For years I have propane burner that screws on top of small cylinder.
Used it on the boat, but one time, while cooking on the beach my wife kicked the pot over.
So potatoes were extra crispy that day . Only lately I found I can buy enlarged shoe for the cylinders.
Even I have electric cooktop, I never used it in RV. I found out my favorite is toaster/oven, where I can bake kielbasa, zucchini, onions and tomatoes, while potatoes are easy to bake in microwave.
So I plan to carry those 2 units in this van, although they will have to go under the bed for travel.
I already build smaller cabinet on driver side, who will have to serve as wardrobe, leaving narrow side for shelving. Maybe small appliances will fit there for travel and countertop will be good place for using them.

JimBollman
Explorer
Explorer
I have an all electric B that I bought 2 years ago and still sorting out the occasional time that I don't have electric hookup. Haven't tried to push how long the compressor refrigerator will go on my one battery, I intend to add a second but I think that still will only get me about a day. When I know I am going to be off grid I carry a small 1000W inverter generator to recharge as needed.
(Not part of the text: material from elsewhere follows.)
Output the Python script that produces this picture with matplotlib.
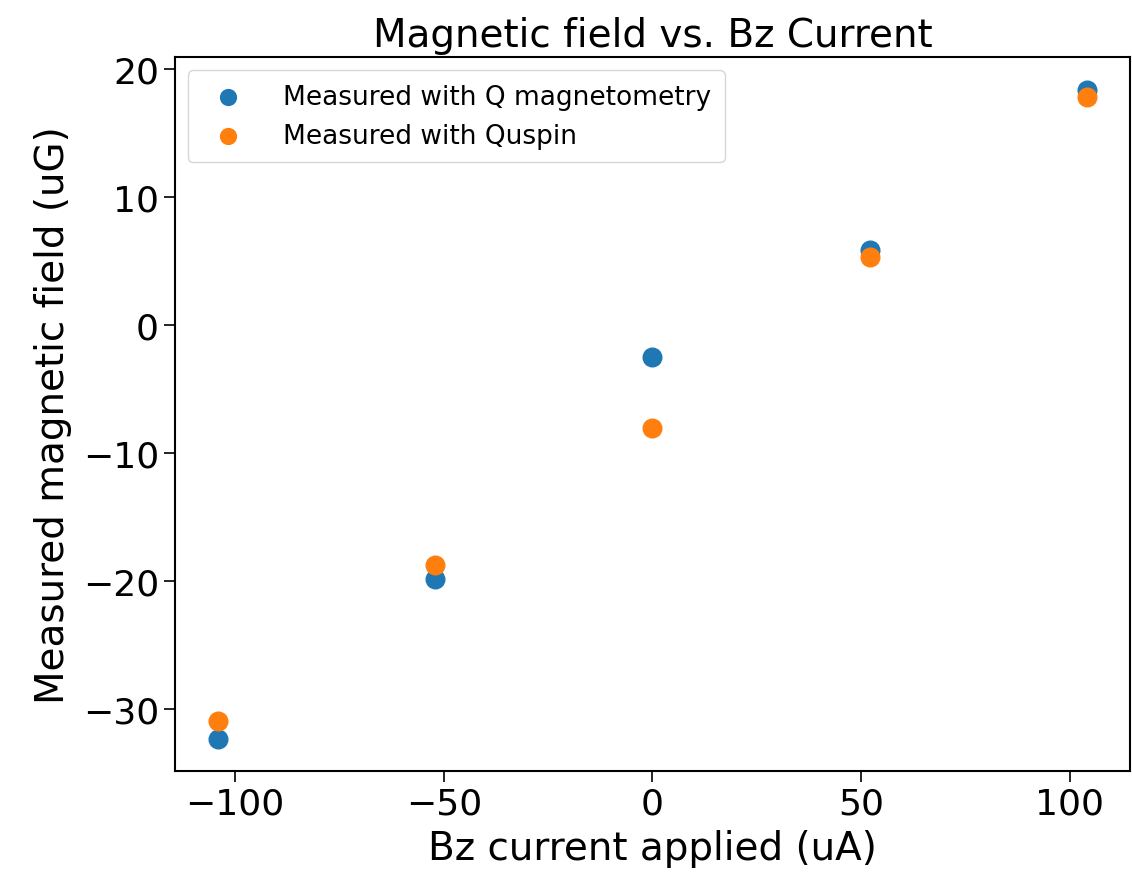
import matplotlib.pyplot as plt

# Bz current applied (uA)
current = [-104, -52, 0, 52, 104]
# measured field (uG)
field_q = [-32.3, -19.8, -2.5, 5.9, 18.4]
field_quspin = [-30.9, -18.7, -8.0, 5.3, 17.8]

fig = plt.figure(figsize=(11.32, 8.79), dpi=100)
ax = fig.add_axes([0.1546, 0.1217, 0.8436, 0.812])

ax.scatter(current, field_q, s=180, label='Measured with Q magnetometry')
ax.scatter(current, field_quspin, s=180, label='Measured with Quspin')

ax.set_title('Magnetic field vs. Bz Current', fontsize=28, pad=8)
ax.set_xlabel('Bz current applied (uA)', fontsize=28, labelpad=6)
ax.set_ylabel('Measured magnetic field (uG)', fontsize=28, labelpad=8)
ax.tick_params(labelsize=26, length=8, width=1.2)
for sp in ax.spines.values():
    sp.set_linewidth(1.5)
ax.legend(loc='upper left', fontsize=19, markerscale=0.85, handletextpad=1.1,
          borderpad=0.5)

fig.savefig('out.png', dpi=100)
I solved the cooking problem with a small Butane stove, doesn't take up much room and I carry a few extra cylinders. The one I bought below, can also be used with propane and I cary the adapter but no cylinders, I can buy them anywhere if I run low on Butane.
https://www.amazon.com/gp/product/B01LW87Z9O/ref=ppx_yo_dt_b_search_asin_title?ie=UTF8&psc=1

Kayteg1
Explorer
Explorer

Click For Full-Size Image.

So this is my set before doing electrical.
Another question. I want to put 6 belts in the dinette, who is going to be elevated.
Sprinter has 2 factory anchors I can use for belts with M12 (about 1/2") threaded holes on the side, what is good. Than the bus had wheelchair lift installed and the converter add 2 more anchors on the sides, but in 7/16" diameter. Than I have grab bars in the rear with M8 factory anchors.
When I don't intend to make the van having full rollover ratings, the 7/16" added anchors seem to be on weak size?